Realising that their pathetically sparse Intel based machines weren't capable of Amiga style routines PC coders decided to use the available processor speeds and gfx cards to their advantage. The PC scene managed to attract a lot of people with games such as Doom and other such texture mapped, lightsourcing techniques. It was inevitable that cocky Amiga coders would want to put a stop to this and prove once again that the Amiga was capable of anything that the PC was offering. This, however, proved difficult. The Amiga's bitmap display was never designed to play this role and the task at hand was considered by many as being impossible. The determined coders of the scene attempted to use every possible theory of achieving such routines to the standard of the PC. Certain coders were able to make very valiant attempts at textured vectors and tunnels, the likes of which outmatched the PC in some aspects, but true texture mapping was far harder to achieve. As the PC scene advanced using their same theories (and faster processors), Amiga coders tried hard to keep the pace, attempting goraud shading, env mapping and everything else the PC was doing. The time came when Amiga coders were looking rather ridiculous in their efforts to compete with the PC, some coders decided to concede defeat and join the PC scene, others began raising the specifications required for their demos hoping it would decrease the PC's advantage.
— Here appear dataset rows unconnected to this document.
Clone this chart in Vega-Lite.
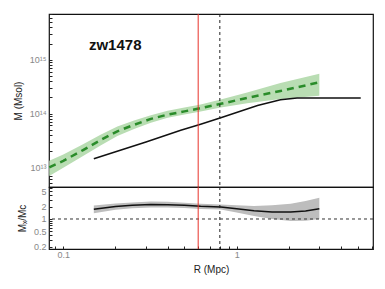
{
  "$schema": "https://vega.github.io/schema/vega-lite/v6.json",
  "padding": {"left": 12, "top": 12, "right": 5, "bottom": 5},
  "config": {
    "font": "Liberation Sans",
    "view": {"stroke": "#111", "strokeWidth": 1.2},
    "axis": {"domain": false, "grid": false, "labelColor": "#888", "labelFontSize": 9, "titleFontWeight": "normal", "titleFontSize": 10, "titleColor": "#222", "tickColor": "#222", "labelFont": "Liberation Sans", "titleFont": "Liberation Sans"},
    "concat": {"spacing": 0}
  },
  "spacing": 0,
  "bounds": "flush",
  "datasets": {
    "green": [
      {"R": 0.083, "M": 1.0e13, "lo": 6.92e12, "hi": 1.318e13},
      {"R": 0.1, "M": 1.318e13, "lo": 9.77e12, "hi": 1.738e13},
      {"R": 0.13, "M": 2.089e13, "lo": 1.622e13, "hi": 2.692e13},
      {"R": 0.165, "M": 3.236e13, "lo": 2.570e13, "hi": 4.074e13},
      {"R": 0.205, "M": 4.677e13, "lo": 3.802e13, "hi": 5.754e13},
      {"R": 0.256, "M": 6.166e13, "lo": 5.129e13, "hi": 7.413e13},
      {"R": 0.32, "M": 7.943e13, "lo": 6.761e13, "hi": 9.333e13},
      {"R": 0.40, "M": 9.550e13, "lo": 8.318e13, "hi": 1.122e14},
      {"R": 0.50, "M": 1.096e14, "lo": 9.550e13, "hi": 1.288e14},
      {"R": 0.62, "M": 1.259e14, "lo": 1.096e14, "hi": 1.479e14},
      {"R": 0.81, "M": 1.514e14, "lo": 1.288e14, "hi": 1.820e14},
      {"R": 1.15, "M": 1.950e14, "lo": 1.549e14, "hi": 2.455e14},
      {"R": 1.79, "M": 2.630e14, "lo": 1.862e14, "hi": 3.715e14},
      {"R": 3.0, "M": 3.802e14, "lo": 2.138e14, "hi": 5.495e14}
    ],
    "black": [
      {"R": 0.15, "M": 1.445e13},
      {"R": 0.3, "M": 2.951e13},
      {"R": 0.476, "M": 4.90e13},
      {"R": 0.62, "M": 6.31e13},
      {"R": 0.81, "M": 8.318e13},
      {"R": 1.32, "M": 1.413e14},
      {"R": 1.79, "M": 1.80e14},
      {"R": 2.23, "M": 1.95e14},
      {"R": 5.2, "M": 1.95e14}
    ],
    "ratio": [
      {"R": 0.15, "v": 1.74, "lo": 1.40, "hi": 2.16},
      {"R": 0.2, "v": 2.05, "lo": 1.70, "hi": 2.45},
      {"R": 0.25, "v": 2.20, "lo": 1.86, "hi": 2.60},
      {"R": 0.32, "v": 2.30, "lo": 1.95, "hi": 2.72},
      {"R": 0.4, "v": 2.28, "lo": 1.94, "hi": 2.68},
      {"R": 0.5, "v": 2.19, "lo": 1.87, "hi": 2.56},
      {"R": 0.62, "v": 2.07, "lo": 1.78, "hi": 2.40},
      {"R": 0.81, "v": 1.99, "lo": 1.72, "hi": 2.30},
      {"R": 1.0, "v": 1.80, "lo": 1.45, "hi": 2.20},
      {"R": 1.26, "v": 1.60, "lo": 1.19, "hi": 2.11},
      {"R": 1.6, "v": 1.50, "lo": 1.00, "hi": 2.20},
      {"R": 2.05, "v": 1.50, "lo": 0.89, "hi": 2.41},
      {"R": 2.5, "v": 1.58, "lo": 0.90, "hi": 2.80},
      {"R": 3.0, "v": 1.80, "lo": 1.00, "hi": 3.40}
    ],
    "label": [{"R": 0.1406, "M": 1.92e15, "text": "zw1478"}],
    "red": [{"R": 0.6}],
    "dashed": [{"R": 0.8}],
    "one": [{"v": 1}]
  },
  "vconcat": [
    {
      "width": 324,
      "height": 173,
      "encoding": {
        "x": {"type": "quantitative", "title": null,
          "scale": {"type": "log", "domain": [0.0827, 6.12], "nice": false},
          "axis": null},
        "y": {"type": "quantitative", "title": "M  (Msol)",
          "scale": {"type": "log", "domain": [4.3e12, 7.1e15], "nice": false},
          "axis": {"title": "M  (Msol)", "titlePadding": 6,
            "values": [5e12, 6e12, 7e12, 8e12, 9e12, 1e13, 2e13, 3e13, 4e13, 5e13, 6e13, 7e13, 8e13, 9e13, 1e14, 2e14, 3e14, 4e14, 5e14, 6e14, 7e14, 8e14, 9e14, 1e15, 2e15, 3e15, 4e15, 5e15, 6e15, 7e15],
            "labelExpr": "datum.value === 1e13 ? '10¹³' : datum.value === 1e14 ? '10¹⁴' : datum.value === 1e15 ? '10¹⁵' : ''",
            "tickSize": -3, "labelPadding": 6}}
      },
      "layer": [
        {
          "data": {"name": "green"},
          "mark": {"type": "area", "color": "#b9ddb3"},
          "encoding": {
            "x": {"field": "R"},
            "y": {"field": "lo"},
            "y2": {"field": "hi"}
          }
        },
        {
          "data": {"name": "green"},
          "mark": {"type": "line", "color": "#2a8c2a", "strokeWidth": 2.5, "strokeDash": [7, 5]},
          "encoding": {
            "x": {"field": "R"},
            "y": {"field": "M"}
          }
        },
        {
          "data": {"name": "black"},
          "mark": {"type": "line", "color": "#111", "strokeWidth": 1.5},
          "encoding": {
            "x": {"field": "R"},
            "y": {"field": "M"}
          }
        },
        {
          "data": {"name": "red"},
          "mark": {"type": "rule", "color": "#e8322a", "strokeWidth": 1},
          "encoding": {"x": {"field": "R"}, "y": null}
        },
        {
          "data": {"name": "dashed"},
          "mark": {"type": "rule", "color": "#222", "strokeWidth": 1, "strokeDash": [3, 3]},
          "encoding": {"x": {"field": "R"}, "y": null}
        },
        {
          "data": {"name": "label"},
          "mark": {"type": "text", "align": "left", "baseline": "middle", "fontSize": 15, "fontWeight": "bold", "font": "Liberation Sans", "color": "#111"},
          "encoding": {
            "x": {"field": "R"},
            "y": {"field": "M"},
            "text": {"field": "text"}
          }
        }
      ]
    },
    {
      "width": 324,
      "height": 62,
      "encoding": {
        "x": {"type": "quantitative", "title": "R  (Mpc)",
          "scale": {"type": "log", "domain": [0.0827, 6.12], "nice": false},
          "axis": {"title": "R  (Mpc)", "titlePadding": 5,
            "values": [0.09, 0.1, 0.2, 0.3, 0.4, 0.5, 0.6, 0.7, 0.8, 0.9, 1, 2, 3, 4, 5, 6],
            "labelExpr": "datum.value === 0.1 ? '0.1' : datum.value === 1 ? '1' : ''",
            "tickSize": -3, "labelPadding": 4}},
        "y": {"type": "quantitative", "title": "Mₓ/Mc",
          "scale": {"type": "log", "domain": [0.178, 6.3], "nice": false},
          "axis": {"title": "Mₓ/Mc", "titlePadding": 6,
            "values": [0.2, 0.3, 0.4, 0.5, 0.6, 0.7, 0.8, 0.9, 1, 2, 3, 4, 5, 6],
            "labelExpr": "indexof([0.2, 0.5, 1, 2, 5], datum.value) >= 0 ? datum.label : ''",
            "tickSize": -3, "labelPadding": 6}}
      },
      "layer": [
        {
          "data": {"name": "ratio"},
          "mark": {"type": "area", "color": "#bdbdbd"},
          "encoding": {
            "x": {"field": "R"},
            "y": {"field": "lo"},
            "y2": {"field": "hi"}
          }
        },
        {
          "data": {"name": "ratio"},
          "mark": {"type": "line", "color": "#111", "strokeWidth": 1.5},
          "encoding": {
            "x": {"field": "R"},
            "y": {"field": "v"}
          }
        },
        {
          "data": {"name": "one"},
          "mark": {"type": "rule", "color": "#333", "strokeWidth": 1, "strokeDash": [3, 3]},
          "encoding": {"y": {"field": "v"}, "x": null}
        },
        {
          "data": {"name": "red"},
          "mark": {"type": "rule", "color": "#e8322a", "strokeWidth": 1},
          "encoding": {"x": {"field": "R"}, "y": null}
        },
        {
          "data": {"name": "dashed"},
          "mark": {"type": "rule", "color": "#222", "strokeWidth": 1, "strokeDash": [3, 3]},
          "encoding": {"x": {"field": "R"}, "y": null}
        }
      ]
    }
  ]
}
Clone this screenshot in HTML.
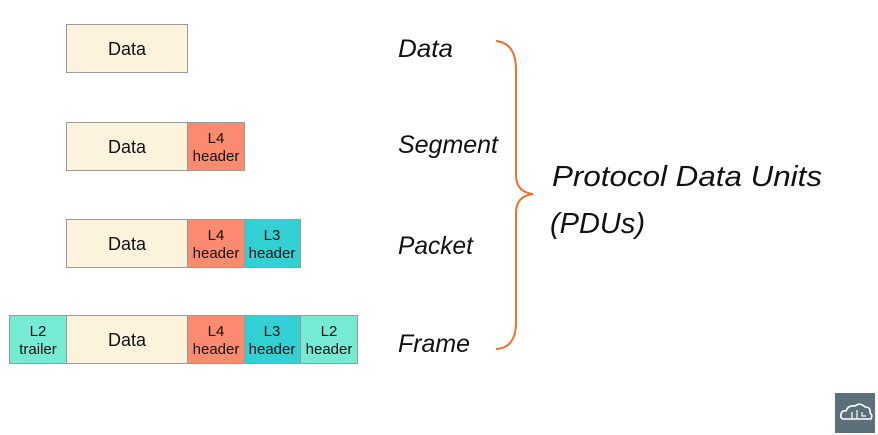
<!DOCTYPE html>
<html><head><meta charset="utf-8"><style>
html,body{margin:0;padding:0;background:#fff;width:878px;height:435px;overflow:hidden}
</style></head><body>
<svg width="878" height="435" xmlns="http://www.w3.org/2000/svg" font-family="Liberation Sans, sans-serif">
<g stroke="#9a9a9a" stroke-width="1">
<rect x="66.5" y="24.5" width="121" height="48" fill="#fdf3dc"/>
<rect x="66.5" y="122.5" width="121" height="48" fill="#fdf3dc"/>
<rect x="187.5" y="122.5" width="57" height="48" fill="#fb8a6e"/>
<rect x="66.5" y="219.5" width="121" height="48" fill="#fdf3dc"/>
<rect x="187.5" y="219.5" width="57" height="48" fill="#fb8a6e"/>
<rect x="244.5" y="219.5" width="56" height="48" fill="#32cfd3"/>
<rect x="9.5" y="315.5" width="57" height="48" fill="#76ebd3"/>
<rect x="66.5" y="315.5" width="121" height="48" fill="#fdf3dc"/>
<rect x="187.5" y="315.5" width="57" height="48" fill="#fb8a6e"/>
<rect x="244.5" y="315.5" width="56" height="48" fill="#32cfd3"/>
<rect x="300.5" y="315.5" width="57" height="48" fill="#76ebd3"/>
</g>
<g fill="#111" font-size="18" text-anchor="middle">
<text x="127" y="55">Data</text>
<text x="127" y="153">Data</text>
<text x="127" y="250">Data</text>
<text x="127" y="346">Data</text>
</g>
<g fill="#111" font-size="15" text-anchor="middle">
<text x="216" y="143">L4</text><text x="216" y="161">header</text>
<text x="216" y="240">L4</text><text x="216" y="258">header</text>
<text x="272" y="240">L3</text><text x="272" y="258">header</text>
<text x="38" y="336">L2</text><text x="38" y="354">trailer</text>
<text x="216" y="336">L4</text><text x="216" y="354">header</text>
<text x="272" y="336">L3</text><text x="272" y="354">header</text>
<text x="329" y="336">L2</text><text x="329" y="354">header</text>
</g>
<g fill="#111" font-size="25" font-style="italic">
<text x="398" y="57" textLength="55" lengthAdjust="spacingAndGlyphs">Data</text>
<text x="398" y="153" textLength="100" lengthAdjust="spacingAndGlyphs">Segment</text>
<text x="398" y="254" textLength="75" lengthAdjust="spacingAndGlyphs">Packet</text>
<text x="398" y="352" textLength="72" lengthAdjust="spacingAndGlyphs">Frame</text>
<text x="552" y="186" font-size="29" textLength="270" lengthAdjust="spacingAndGlyphs">Protocol Data Units</text>
<text x="550" y="233" font-size="29" textLength="95" lengthAdjust="spacingAndGlyphs">(PDUs)</text>
</g>
<path d="M496 41 Q516 43 516 70 L516 175 Q516 192 533 194 Q516 196 516 213 L516 322 Q516 348 496 349" fill="none" stroke="#e8742f" stroke-width="2"/>
<rect x="835" y="393" width="40" height="40" fill="#5b707a"/>
<path d="M844 419 Q840 419 841 414 Q842 410 846 411 Q848 405 855 406 Q860 402 865 407 Q871 407 870 413 Q873 415 871 419 Z" fill="none" stroke="#fff" stroke-width="1.6"/>
<path d="M852 412 L852 419 M857 410 L857 419 M862 412 L862 416 L866 416" stroke="#fff" stroke-width="1.2" fill="none"/>
</svg>
</body></html>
At The Party 7 coders finally admitted their incompetence, requiring top of the range Amiga specifications to run their demos, which unfortunately still leave a lot to be desired when witnessing PC advancements of today.
The point is that the Amiga scene competition has always been inspired by other platforms, ranging from the ST to the PC. Without the threat from these machines coders would not have been inspired to better themselves and enhance the Amiga's reputation. Unfortunately even the Amiga has its limits, and the discontentment of individual standards has finally proved to be the demise of the Amiga scene. We chose to chase impossible dreams instead of making the most of reality. Exception to impossibility can only be achieved once.